Salt Spring children get ‘safe passage’ for trek to school
The students of the Salt Spring Primary School in Salt Spring, St James, will now be able to walk along the roadway to and from school in a much safer environment, following Thursday’s official handover of the Jamaica Social Investment Fund’s (JSIF) Salt Spring Safe Passage Project.
The project, which falls under JSIF’s Integrated Community Development Project II, was implemented between May and November 2021, at a cost of $14 million and will benefit 180 students of Salt Spring Primary School and 30 students of the nearby Hartfield Basic School.
Faith Clemens, chairperson of the Salt Spring Primary School Board, expressed profound gratitude for the new facilities, which include 400 metres of newly constructed sidewalks and safety rails, road signs, bus sheds and pedestrian crossings as part of a road safety public education programme.
“We are so grateful to JSIF and all local persons who worked along with them on this project. I am so thrilled to see what is happening at Salt Spring,” Clemens said in a brief address at the ceremony.

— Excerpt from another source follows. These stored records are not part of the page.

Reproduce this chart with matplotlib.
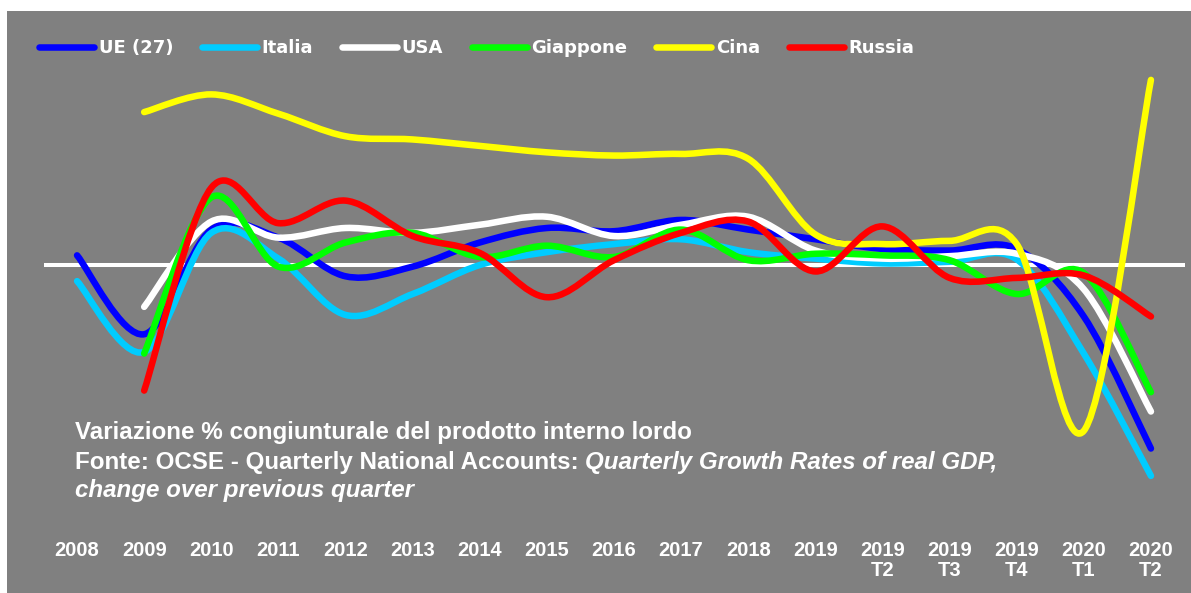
import numpy as np
import matplotlib
matplotlib.use("Agg")
import matplotlib.pyplot as plt
from matplotlib.path import Path
from matplotlib.patches import PathPatch, Rectangle
from matplotlib.lines import Line2D

# Periodi sull'asse x
periodi = ["2008", "2009", "2010", "2011", "2012", "2013", "2014", "2015",
           "2016", "2017", "2018", "2019", "2019\nT2", "2019\nT3", "2019\nT4",
           "2020\nT1", "2020\nT2"]

# Variazioni %
ue = [0.6, -4.3, 2.2, 1.7, -0.7, -0.1, 1.4, 2.3, 2.1, 2.8, 2.2, 1.6, 1.0, 0.9, 1.0, -3.2, -11.4]
italia = [-1.0, -5.4, 2.0, 0.4, -3.1, -1.8, 0.0, 0.8, 1.3, 1.6, 0.8, 0.4, 0.1, 0.2, 0.35, -5.5, -13.1]
usa = [np.nan, -2.6, 2.7, 1.7, 2.3, 2.0, 2.5, 3.0, 1.8, 2.5, 3.0, 0.9, 0.4, 0.55, 0.7, -1.5, -9.1]
giappone = [np.nan, -5.5, 4.2, -0.1, 1.4, 2.0, 0.5, 1.2, 0.5, 2.2, 0.3, 0.7, 0.6, 0.3, -1.8, -0.5, -7.9]
cina = [np.nan, 9.5, 10.6, 9.4, 8.0, 7.8, 7.4, 7.0, 6.8, 6.9, 6.6, 1.9, 1.3, 1.5, 1.3, -10.3, 11.5]
russia = [np.nan, -7.8, 4.8, 2.6, 4.0, 1.8, 0.75, -2.0, 0.3, 2.0, 2.7, -0.4, 2.4, -0.8, -0.8, -0.65, -3.2]

serie = [
    ("UE (27)", ue, "#0000ff"),
    ("Italia", italia, "#00ccff"),
    ("USA", usa, "#ffffff"),
    ("Giappone", giappone, "#00ff00"),
    ("Cina", cina, "#ffff00"),
    ("Russia", russia, "#ff0000"),
]

GRIGIO = "#808080"
ARIAL = ["Liberation Sans", "DejaVu Sans"]


def smooth_path(xs, ys):
    """Bezier path through the points, like Excel's smoothed line."""
    verts = [(xs[0], ys[0])]
    codes = [Path.MOVETO]
    n = len(xs)
    for i in range(n - 1):
        a = max(i - 1, 0)
        b = min(i + 2, n - 1)
        c1 = (xs[i] + (xs[i + 1] - xs[a]) / 6, ys[i] + (ys[i + 1] - ys[a]) / 6)
        c2 = (xs[i + 1] - (xs[b] - xs[i]) / 6, ys[i + 1] - (ys[b] - ys[i]) / 6)
        verts += [c1, c2, (xs[i + 1], ys[i + 1])]
        codes += [Path.CURVE4] * 3
    return Path(verts, codes)


fig = plt.figure(figsize=(11.91, 5.93), dpi=100)
fig.patch.set_facecolor("white")
fig.patches.append(Rectangle((7 / 1191, 0), 1, 1 - 11 / 593, transform=fig.transFigure,
                             facecolor=GRIGIO, edgecolor="none", zorder=-10))

ax = fig.add_axes([43.5 / 1191, 73 / 593, 1141 / 1191, 490 / 593])
ax.set_facecolor("none")
ax.set_xlim(-0.5, len(periodi) - 0.5)
ax.set_ylim(-15.84, 14.6)
for s in ax.spines.values():
    s.set_visible(False)
ax.set_yticks([])
ax.set_xticks(range(len(periodi)))
ax.set_xticklabels(periodi, color="white", fontsize=14.5, fontweight="bold",
                   family=ARIAL, linespacing=1.1)
ax.tick_params(axis="x", length=0, pad=15)

ax.axhline(0, color="white", lw=2.9, zorder=1)

x = np.arange(len(periodi))
handles = []
for k, (nome, valori, colore) in enumerate(serie):
    v = np.array(valori, dtype=float)
    ok = ~np.isnan(v)
    path = smooth_path(x[ok].astype(float), v[ok])
    ax.add_patch(PathPatch(path, fill=False, edgecolor=colore, lw=4.7,
                           capstyle="round", joinstyle="round", zorder=2 + k))
    handles.append(Line2D([], [], color=colore, lw=4.7, solid_capstyle="round", label=nome))

leg = fig.legend(handles=handles, loc="center left", bbox_to_anchor=(39 / 1191, 1 - 48 / 593),
                 ncol=6, frameon=False, borderpad=0, borderaxespad=0,
                 handlelength=3.05, handletextpad=0.25, columnspacing=1.6,
                 prop={"family": "DejaVu Sans", "weight": "bold", "size": 13})
for t in leg.get_texts():
    t.set_color("white")

# Nota e fonte
ty = [1 - 432 / 593, 1 - 462 / 593, 1 - 490 / 593]
tx = 75 / 1191
fs = 17.4
fig.text(tx, ty[0], "Variazione % congiunturale del prodotto interno lordo",
         color="white", fontsize=fs, fontweight="bold", family=ARIAL, va="center")
t1 = fig.text(tx, ty[1], "Fonte: OCSE - Quarterly National Accounts: ",
              color="white", fontsize=fs, fontweight="bold", family=ARIAL, va="center")
fig.canvas.draw()
bb = t1.get_window_extent().transformed(fig.transFigure.inverted())
fig.text(bb.x1, ty[1], "Quarterly Growth Rates of real GDP,",
         color="white", fontsize=fs, fontweight="bold", style="italic", family=ARIAL, va="center")
fig.text(tx, ty[2], "change over previous quarter",
         color="white", fontsize=fs, fontweight="bold", style="italic", family=ARIAL, va="center")

fig.savefig("out.png", dpi=100, facecolor=fig.get_facecolor())
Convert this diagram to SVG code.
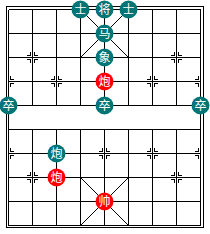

Implemented in eight schools
The Safe Passage Project has already been implemented in eight schools across Jamaica, under the first phase of the Integrated Community Development Project, which was funded by the World Bank. Four other communities are being targeted for the project under the current phase, to include Anchovy, St James; Tread Light, Clarendon; Greenwich Town, Kingston; and August Town in St Andrew.
JSIF Chairman Dr Wayne Henry said that the Safe Passage Project was created in response to concerns about children’s safe navigation of the roadway when travelling to school, as nine children were reported among the more than 400 persons who died on Jamaica’s roads in 2021.
“Road safety is a national cause for concern, as hundreds of Jamaicans, including children, have lost their lives annually due to road accidents. In 2021, 484 persons lost their lives on our nation’s roads, and 62 of these persons were what the Road Safety Unit classified as vulnerable road users, including motorcyclists, pedal cyclists, pillion riders and pedestrians,” said Henry.
“Approximately 20 per cent of those persons were pedestrians, and last year up to June 2021, the Road Safety Unit recorded that nine of our children died while navigating their way on our roads. The Safe Passage Project is an intervention to support the safe commute of children to and from school, using specific roadways and thoroughfares,” Henry explained.
Meanwhile, Deputy Superintendent of Police Angela McIntosh Gayle, of the St James Police Division, said that the children of Salt Spring can now experience more positivity in their lives, thanks to the Safe Passage Project.
“The welfare of our children is pivotal to the development and growth of all communities. The outstanding services of this organisation must be lauded and JSIF has nailed it again,” said McIntosh Gayle. “Children are our future and when they see that people do care, they will adopt a more caring attitude.
“With the level of violence being experienced in recent times, it is very refreshing to put smiles on people’s faces.”